Du côté de REISEN, on nous assure : "Nous avons évidemment rempli toutes nos obligations en pareil cas en déclarant l'attaque aux services de police et à la CNIL (Commission nationale Informatique & Libertés, ndr)". C'est effectivement ce qu'il faut faire dans les 72 heures suivant l'attaque. A défaut, REISEN s'exposait, au pénal, à une amende pouvant atteindre... 4% de son chiffre d'affaires.

Après l'attaque, le combat continue

Mais les obligations de REISEN ne s'arrêtent pas là et elles promettent même quelques maux de tête à une partie des équipes. En effet, REISEN est tenue de référencer l'ensemble des données volées par les cybercriminels. Elle est également soumise à une obligation de prévenir tous les tiers dont les données sont désormais dans la nature - ou, plus exactement, la jungle du dark web avant une éventuelle publication plus mainstream.
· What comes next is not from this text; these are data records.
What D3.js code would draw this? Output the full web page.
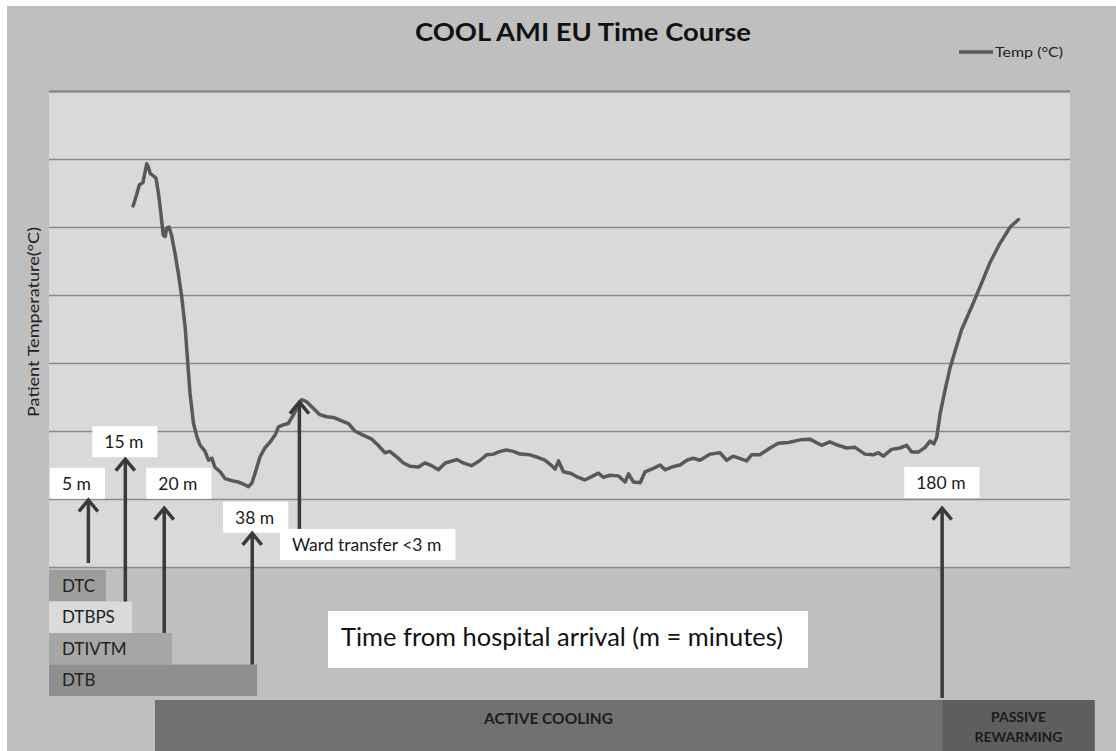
<!DOCTYPE html>
<html>
<head>
<meta charset="utf-8">
<script src="https://cdn.jsdelivr.net/npm/d3@7"></script>
<style>
  html, body { margin: 0; padding: 0; background: #ffffff; }
  svg { display: block; font-family: Lato, "Open Sans", sans-serif; }
</style>
</head>
<body>
<svg id="chart" width="1116" height="751"></svg>
<script>
// ---------------- DATA ----------------
const chartTitle = "COOL AMI EU Time Course";
const seriesName = "Temp (°C)";
const yAxisTitle = "Patient Temperature(°C)";
const xAxisTitle = "Time from hospital arrival (m = minutes)";

// temperature gridlines (no tick labels shown in the original)
const tempTicks = [31, 32, 33, 34, 35, 36, 37, 38];

// temperature trace: time on the chart's (schematic) minute axis, and °C
const times = [13.3,14.0,14.6,15.3,16.1,16.4,16.8,17.5,18.0,18.5,
  19.0,19.5,19.9,20.2,20.7,21.2,21.9,22.6,23.3,24.0,
  24.4,25.0,25.7,26.4,27.1,28.1,28.8,29.5,30.1,31.2,
  32.2,33.6,34.9,36.0,37.0,37.7,38.4,39.4,40.4,41.5,
  42.5,43.2,44.2,45.2,46.3,47.3,48.0,49.0,50.4,51.7,
  53.1,54.5,56.2,57.6,58.9,60.6,62.4,63.7,65.1,66.1,
  67.5,68.9,70.3,72.0,73.3,74.7,76.1,77.5,79.9,81.2,
  82.9,84.7,86.0,87.4,88.8,90.1,91.5,92.9,94.9,96.6,
  98.0,99.4,100.1,100.8,101.8,103.2,104.5,106.2,107.6,109.0,
  110.0,111.4,113.1,114.5,115.2,116.2,117.6,118.6,120.3,121.7,
  122.7,124.1,125.8,127.2,128.5,129.9,132.0,134.0,135.4,136.7,
  139.5,140.5,142.2,144.3,146.0,148.1,150.5,152.5,154.9,156.6,
  158.3,160.1,161.8,163.8,165.5,166.6,167.6,169.3,171.0,172.4,
  173.4,174.8,176.2,177.2,178.0,178.6,179.3,180.3,181.3,182.0,
  183.7,185.8,187.5,189.5,191.6,193.7,195.4];
const temps = [36.31,36.47,36.62,36.65,36.93,36.89,36.79,36.75,36.72,36.50,
  36.21,35.88,35.86,35.98,36.00,35.88,35.62,35.32,34.97,34.53,
  34.14,33.56,33.12,32.92,32.79,32.70,32.57,32.60,32.47,32.40,
  32.30,32.27,32.25,32.22,32.18,32.23,32.38,32.62,32.75,32.84,
  32.94,33.06,33.09,33.11,33.24,33.38,33.46,33.43,33.33,33.24,
  33.21,33.20,33.15,33.11,33.00,32.94,32.88,32.79,32.68,32.70,
  32.62,32.53,32.48,32.47,32.53,32.49,32.43,32.53,32.58,32.53,
  32.49,32.57,32.65,32.66,32.70,32.72,32.70,32.66,32.65,32.61,
  32.57,32.49,32.44,32.56,32.40,32.38,32.33,32.28,32.33,32.38,
  32.32,32.35,32.34,32.25,32.37,32.25,32.24,32.40,32.45,32.50,
  32.43,32.47,32.50,32.57,32.60,32.57,32.66,32.68,32.57,32.63,
  32.56,32.65,32.65,32.75,32.82,32.83,32.87,32.88,32.79,32.84,
  32.79,32.75,32.76,32.66,32.65,32.68,32.63,32.73,32.75,32.79,
  32.69,32.69,32.76,32.85,32.81,32.91,33.26,33.60,33.92,34.09,
  34.49,34.83,35.12,35.47,35.76,36.00,36.11];

// annotated time points (arrows)
const markLabels = ["5 m", "15 m", "20 m", "38 m", "Ward transfer <3 m", "180 m"];
const markTimes  = [4.1, 11.7, 19.7, 37.8, 47.5, 179.7];      // where the arrow sits
const markTipTemp = [32.0, 32.6, 31.88, 31.51, 33.44, 31.88];  // level the arrow points to
const markBoxStart = [-3.8, 4.9, 16.0, 31.8, 43.5, 171.9];     // label box left, in minutes
const markBoxTopTemp = [32.46, 33.07, 32.46, 31.96, 31.56, 32.47];
const markBase = ["plot", "DTBPS", "DTIVTM", "DTB", "box", "ACTIVE COOLING"];

// door-to-... intervals
const intervalNames = ["DTC", "DTBPS", "DTIVTM", "DTB"];
const intervalEnds = [7.7, 13.1, 21.3, 38.8];

// treatment phases
const phaseNames = ["ACTIVE COOLING", "PASSIVE REWARMING"];
const phaseStarts = [17.8, 179.7];
const phaseEnds = [179.7, 211.1];

// ---------------- LAYOUT ----------------
const W = 1116, H = 751;
const plot = { left: 49, right: 1070, top: 91, bottom: 567 };
const svg = d3.select("#chart");

const x = d3.scaleLinear().domain([-4, 206]).range([plot.left, plot.right]);
const y = d3.scaleLinear().domain([31, 38]).range([plot.bottom, plot.top]);
const rowY = d3.scaleBand().domain(intervalNames).range([570, 696]);

// outer background
svg.append("rect").attr("x", 7).attr("y", 6).attr("width", W - 7).attr("height", H - 6)
  .attr("fill", "#bfbfbf");

// plot area
svg.append("rect").attr("x", plot.left).attr("y", plot.top)
  .attr("width", plot.right - plot.left).attr("height", plot.bottom - plot.top)
  .attr("fill", "#d9d9d9");

// gridlines via axis
const yAxis = d3.axisLeft(y).tickValues(tempTicks)
  .tickSize(-(plot.right - plot.left)).tickFormat("");
const gAxis = svg.append("g").attr("transform", `translate(${plot.left},0)`).call(yAxis);
gAxis.select(".domain").remove();
gAxis.selectAll(".tick line").attr("stroke", "#8a8a8a")
  .attr("stroke-width", d => d === 38 ? 2.5 : 1.6);

// title
svg.append("text").attr("x", 583).attr("y", 41).attr("text-anchor", "middle")
  .attr("font-size", 25).attr("font-weight", "bold").attr("fill", "#111")
  .attr("textLength", 336).attr("lengthAdjust", "spacingAndGlyphs")
  .text(chartTitle);

// legend
svg.append("line").attr("x1", 959).attr("x2", 993).attr("y1", 52).attr("y2", 52)
  .attr("stroke", "#595959").attr("stroke-width", 3.5);
svg.append("text").attr("x", 995).attr("y", 56.5).attr("font-size", 13.5)
  .attr("fill", "#222").attr("textLength", 68).attr("lengthAdjust", "spacingAndGlyphs")
  .text(seriesName);

// y-axis title
svg.append("text").attr("transform", "translate(39,322) rotate(-90)")
  .attr("text-anchor", "middle").attr("font-size", 16).attr("fill", "#222")
  .attr("textLength", 190).attr("lengthAdjust", "spacingAndGlyphs")
  .text(yAxisTitle);

// interval bars
const intervalFill = { DTC: "#9d9d9d", DTBPS: "#dadada", DTIVTM: "#a6a6a6", DTB: "#8f8f8f" };
const rows = svg.append("g");
intervalNames.forEach((name, i) => {
  rows.append("rect").attr("x", x(-4)).attr("y", rowY(name))
    .attr("width", x(intervalEnds[i]) - x(-4)).attr("height", rowY.bandwidth())
    .attr("fill", intervalFill[name]);
  rows.append("text").attr("x", x(-4) + 13).attr("y", rowY(name) + rowY.bandwidth() / 2 + 6)
    .attr("font-size", 17).attr("fill", "#222").text(name);
});

// phase bars
const phaseFill = ["#717171", "#5e5e5e"];
const phaseTop = 700;
phaseNames.forEach((name, i) => {
  const x0 = x(phaseStarts[i]), x1 = x(phaseEnds[i]);
  svg.append("rect").attr("x", x0).attr("y", phaseTop).attr("width", x1 - x0)
    .attr("height", H - phaseTop).attr("fill", phaseFill[i]);
  const words = i === 0 ? [name] : name.split(" ");
  const t = svg.append("text").attr("text-anchor", "middle").attr("font-weight", "bold")
    .attr("font-size", i === 0 ? 15.5 : 14).attr("fill", "#1c1c1c");
  words.forEach((w, k) => {
    t.append("tspan").attr("x", (x0 + x1) / 2)
      .attr("y", i === 0 ? 724 : 722 + k * 20).text(w);
  });
});

// x-axis title box
svg.append("rect").attr("x", 328).attr("y", 611).attr("width", 480).attr("height", 57)
  .attr("fill", "#ffffff");
svg.append("text").attr("x", 341).attr("y", 646).attr("font-size", 25).attr("fill", "#111")
  .attr("textLength", 442).attr("lengthAdjust", "spacingAndGlyphs")
  .text(xAxisTitle);

// temperature line
const lineData = times.map((t, i) => [t, temps[i]]);
svg.append("path").datum(lineData)
  .attr("d", d3.line().x(d => x(d[0])).y(d => y(d[1])))
  .attr("fill", "none").attr("stroke", "#595959").attr("stroke-width", 3.5)
  .attr("stroke-linejoin", "round").attr("stroke-linecap", "round");

// marker label boxes
const boxH = 31;
const boxes = svg.append("g");
const boxTops = [];
markLabels.forEach((lab, i) => {
  const bx = x(markBoxStart[i]), by = y(markBoxTopTemp[i]);
  boxTops.push(by);
  const r = boxes.append("rect").attr("x", bx).attr("y", by).attr("height", boxH).attr("fill", "#ffffff");
  const tx = boxes.append("text").attr("x", bx + 12).attr("y", by + 22)
    .attr("font-size", 17.5).attr("fill", "#1a1a1a").text(lab);
  const tw = tx.node().getComputedTextLength();
  r.attr("width", tw + 26);
});

// arrows
const baseY = (key, i) => {
  if (key === "plot") return plot.bottom - 4;
  if (key === "box") return boxTops[i];
  if (intervalNames.includes(key)) return rowY(key);
  return phaseTop - 2;
};
const arrows = svg.append("g").attr("stroke", "#3a3a3a").attr("stroke-width", 3.5)
  .attr("fill", "none").attr("stroke-linecap", "butt");
markTimes.forEach((t, i) => {
  const ax = x(t), tip = y(markTipTemp[i]), base = baseY(markBase[i], i);
  arrows.append("line").attr("x1", ax).attr("x2", ax).attr("y1", base).attr("y2", tip + 1);
  arrows.append("path").attr("d", `M${ax - 9.5},${tip + 12.5} L${ax},${tip + 1} L${ax + 9.5},${tip + 12.5}`)
    .attr("stroke-linejoin", "miter");
});
</script>
</body>
</html>
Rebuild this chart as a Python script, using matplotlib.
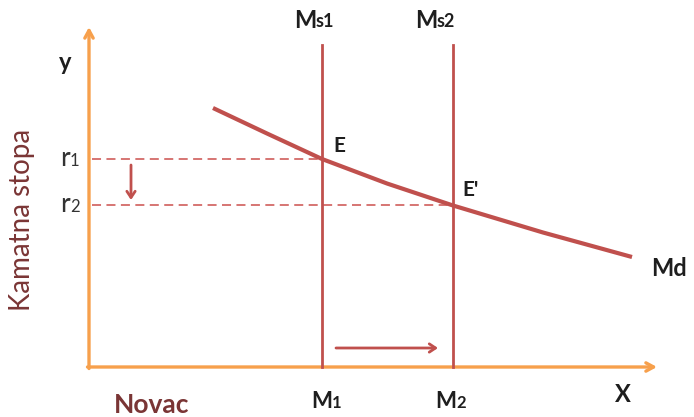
import matplotlib
matplotlib.use("Agg")
from matplotlib import pyplot as plt

plt.rcParams['font.family'] = ['Lato', 'DejaVu Sans']

# money market diagram, units: 1 unit ~ 50 px, origin at the axes corner
M1 = 4.66
M2 = 7.28
r1 = 4.16
r2 = 3.24
ms_top = 6.44

md_x = [2.48, 3.56, 4.66, 5.96, 7.28, 9.08, 10.86]
md_y = [5.18, 4.67, 4.16, 3.67, 3.23, 2.69, 2.20]

x_end = 11.36
y_end = 6.80

ORANGE = '#F7A04C'
RED = '#C0504D'
DASH = '#D36A68'
DARK = '#1E1E1E'
BROWN = '#7A3535'

fig = plt.figure(figsize=(6.94, 4.17), dpi=100)
ax = fig.add_axes([0, 0, 1, 1])
ax.set_xlim(-1.78, 12.1)
ax.set_ylim(-1.0, 7.34)
ax.axis('off')


def label(x, y, big, small, size=17, small_size=13, weight='bold', color=DARK):
    # big letter + smaller suffix sitting on the same baseline
    t = ax.text(x, y, big, fontsize=size, fontweight=weight, color=color,
                ha='right', va='center')
    ax.annotate(small, xy=(1, 0.08), xycoords=t, ha='left', va='bottom',
                fontsize=small_size, fontweight=weight, color=color)


# axes with arrows
ax.annotate('', xy=(0, y_end), xytext=(0, -0.03),
            arrowprops=dict(arrowstyle='->,head_length=0.55,head_width=0.3',
                            color=ORANGE, lw=2.4, shrinkA=0, shrinkB=0))
ax.annotate('', xy=(x_end, 0), xytext=(-0.03, 0),
            arrowprops=dict(arrowstyle='->,head_length=0.55,head_width=0.3',
                            color=ORANGE, lw=2.4, shrinkA=0, shrinkB=0))

# money supply lines
ax.plot([M1, M1], [0, ms_top], color=RED, lw=2.0, zorder=3)
ax.plot([M2, M2], [0, ms_top], color=RED, lw=2.0, zorder=3)

# dashed interest rate lines
ax.plot([0.06, M1], [r1, r1], color=DASH, lw=1.3, ls=(0, (5, 3)), zorder=2)
ax.plot([0.06, M2], [r2, r2], color=DASH, lw=1.3, ls=(0, (5, 3)), zorder=2)

# money demand
ax.plot(md_x, md_y, color=RED, lw=3.0, solid_capstyle='butt',
        solid_joinstyle='round', zorder=4)

# shift arrows
ax.annotate('', xy=(0.84, r2 + 0.1), xytext=(0.84, r1 - 0.12),
            arrowprops=dict(arrowstyle='->,head_length=0.45,head_width=0.3',
                            color=RED, lw=2.0, shrinkA=0, shrinkB=0))
ax.annotate('', xy=(6.98, 0.38), xytext=(4.94, 0.38),
            arrowprops=dict(arrowstyle='->,head_length=0.45,head_width=0.3',
                            color=RED, lw=2.0, shrinkA=0, shrinkB=0))

# labels
label(M1 - 0.12, ms_top + 0.5, 'M', 's1')
label(M2 - 0.32, ms_top + 0.5, 'M', 's2')
label(M1 + 0.2, -0.7, 'M', '1', size=16, small_size=12)
label(M2 + 0.06, -0.7, 'M', '2', size=16, small_size=12)
label(-0.38, r1, 'r', '1', size=19, small_size=12, weight='normal', color='#333333')
label(-0.38, r2 + 0.02, 'r', '2', size=19, small_size=12, weight='normal', color='#333333')

lab = dict(color=DARK, fontweight='bold', ha='center', va='center')
ax.text(-0.48, 6.08, 'y', fontsize=17, **lab)
ax.text(10.68, -0.54, 'X', fontsize=17, **lab)
ax.text(11.6, 1.98, 'Md', fontsize=17, **lab)
ax.text(M1 + 0.35, r1 + 0.26, 'E', fontsize=15, **lab)
ax.text(M2 + 0.36, r2 + 0.3, "E'", fontsize=15, **lab)

ax.text(1.26, -0.76, 'Novac', color=BROWN, fontsize=19, fontweight='bold',
        ha='center', va='center')
ax.text(-1.34, 2.94, 'Kamatna stopa', color=BROWN, fontsize=20, rotation=90,
        ha='center', va='center')

fig.savefig('out.png', dpi=100)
Cette obligation d'information s'étend bien sûr à l'ensemble des employés concernés de REISEN. Enfin - et on n'est plus ici dans l'obligation légale mais dans la bonne pratique indispensable - l'entreprise devra modifier ses ID, mots de passe, faire preuve de vigilance sur l'authenticité des communications entrantes, liste non exhaustive.

Les entreprises voyage et tourisme visées ?

Pour ne parler que de ces derniers mois, CWT (Carlson Wagonlit Travel), Easyjet et le site marchand de l'aéroport de Marseille ont été victimes d'attaques que nous avons relatées ad nominem parce que de notoriété publique - et ce ne sont que celles dont nous avons connaissance, autant dire : la partie émergée de l'iceberg. Plus intéressant est le cas de British Airways car il révèle une autre obligation pour les entreprises. 

> Lire aussi : CWT contrainte de payer plusieurs millions de dollars...

> Lire aussi : Easyjet victime d'une cyberattaque

> Lire aussi : British Airways condamnée suite au vol de données de ses clients

La compagnie britannique, dont le site web fut victime d'une attaque en septembre 2018, a été condamnée à payer une amende de 183,39 M£ (204 M€) en juillet 2019. En cause, l'insuffisance de ses dispositifs de protection au regard du nombre et de la sensibilité des données qu'un tel site comporte. Preuve que le RGPD (Règlement général sur la Protection des données) oblige très fortement en termes de prévention des attaques. Bien sûr, REISEN est également susceptible d'être poursuivie par des victimes collatérales de son cyberpiratage pour manque de prudence. Vu les peines infligées, nous ne lui souhaitons pas.

> Lire aussi : une tribune de Sébastien Parent (ProLicent) sur le RGPD

Par la nature de leur activité, qui implique la possession de nombreuses données clients notamment, les entreprises du voyage et du tourisme sont-elles une cible privilégiée pour les cybercriminels ? "Je ne pense pas, considère notre informateur. La plupart des cybercriminels agissent comme ces bateaux de pêche qui lancent leur filet puis le remonte pour voir ce qui a été pris."

Et dans le chalut de Babuk, il y avait donc, ce jeudi 15 avril, l'un des leaders de l'industrie du voyage. Ce jeudi 29 avril, l'intégralité de la pêche REISEN a été exposée sur l'étal dark web de Babuk.